3. How can we tell the difference between a normal occurrence of a climate-change phenomenon, large as it may be, and something caused by human activity?

If one accepts the fact that the earth has been warmer in the past, then the task is to isolate what is caused by the normal fluctuation of the earth’s temperatures and what the particular effect is of human activity. To illustrate the problem: if the range of high temperatures experienced on August 17 in Ames, Iowa, say, is between 70 degrees and 95 degrees, to make up numbers, and the actual temperature was 85 degrees in 2006, how does one know if there is a trend toward warmer August 17ths or whether the temperature that day is a product of normal fluctuations.

The same problem occurs under an analysis of global warming. Are the retreating glaciers a part of the normal fluctuation of the size of glaciers, or is human activity causing them to melt more quickly than they would have otherwise done?

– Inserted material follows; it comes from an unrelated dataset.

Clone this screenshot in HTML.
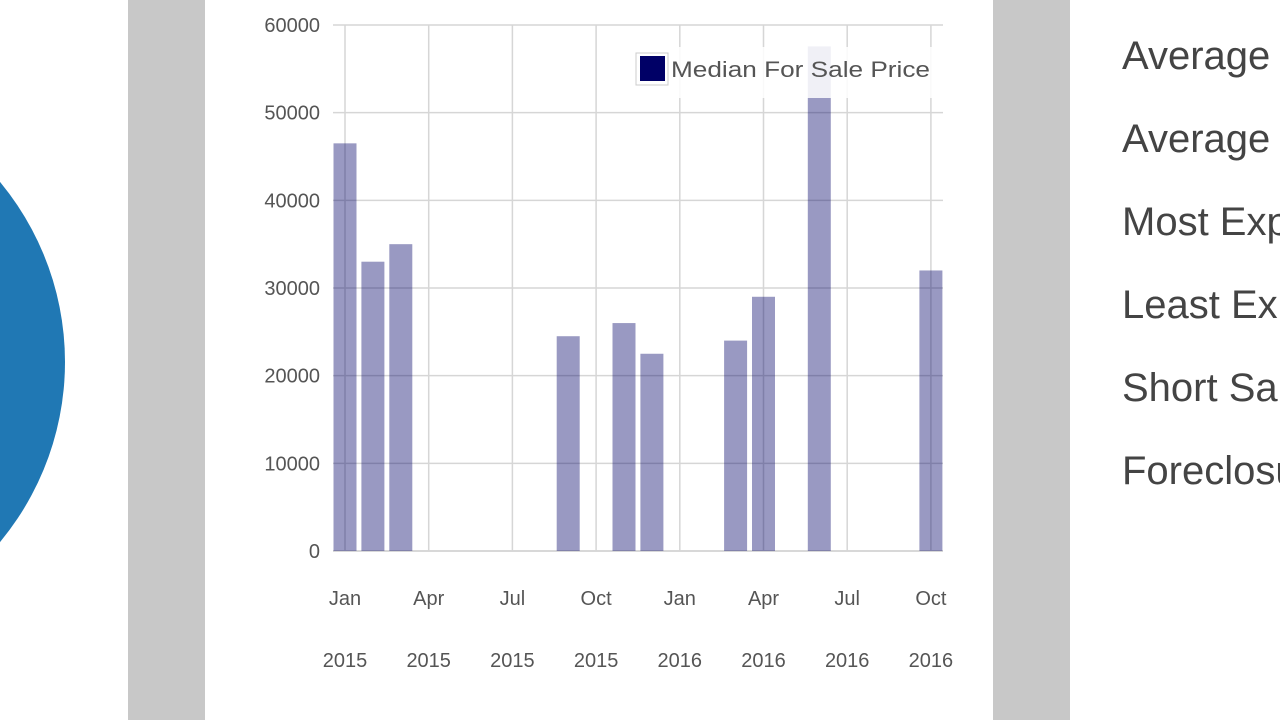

The answer to this question does not come from measurements of current or past temperatures, because the 20th and 21st Century types of records have not been collected long enough to provide the answers to both the human-activity and long-term change effects on global warming over a few thousand years. The longer series that are constructed from tree rings, carbon measures and such may not be accurate enough to be dispositive of the issue.

The answer to the question really has to come from statistical and systems-analysis models of climate. Unfortunately, the complexity of climate requires extremely complex models. Besides good data, the models need to be able to parse out the difference between climate cycles and human-caused disturbances.

There are two major criteria the models need to meet: a) Do they predict (or backcast) the known wide range of historical climate experience—in particular the Greenland warming and cooling periods that occurred in recorded history at the same time as they are predicting the next century, and b) do the various models exhibit a consistency of results? Neither of these criteria appear to have been met. The Middle Ages warming period reflected in Greenland tends to be ignored—that is, not included in a back cast—and the models, while pointing in the direction of warming, have widely different predicted impacts. As a consequence, the parsing of human-caused versus nature-caused warming is inconclusive at best.

There are two major problems that the models face. 1) The data are not very good. The best-quality data come from recent measurements, but the past data are developed from inference: there are no observations or data points for the year 1217, for example, except what can be gathered from such sources as tree-ring, ice core or carbon analyses.

2) The models come from the autoregressive, operations-research areas of research. Such models can be good or spectacular failures as were the Limits to Growth energy-forecasting models of the 1970s and 1980s. That is, the climate models rely more on mathematics—using complex data patterns—than on the physics that underlies climate—for good reason, because the complex physics of cause and effect is not well understood. If the data patterns are incomplete or omit key impacts of the physics, then the models, though sophisticated, can come to inappropriate conclusions. The Limits to Growth analysis omitted the economics of supply and demand and resulting prices that caused people to consume less and seek more energy supply, so the model-predicted exhaustion of resources did not occur. To the extent that the climate models have omitted key physics results, they may have the same spectacular downfalls.

The models are the weak link in the demonstration that human activity causes global warming.

Conclusion: The models do not provide a solid basis for differentiating between human-caused global warming and that which occurs in nature’s long climate cycles.

OVERALL CONCLUSION OF THE SCIENCE AND DATA: From the data and modeling it is difficult to conclude that the analysis shows in a “slam dunk” fashion that human activity is responsible for global warming.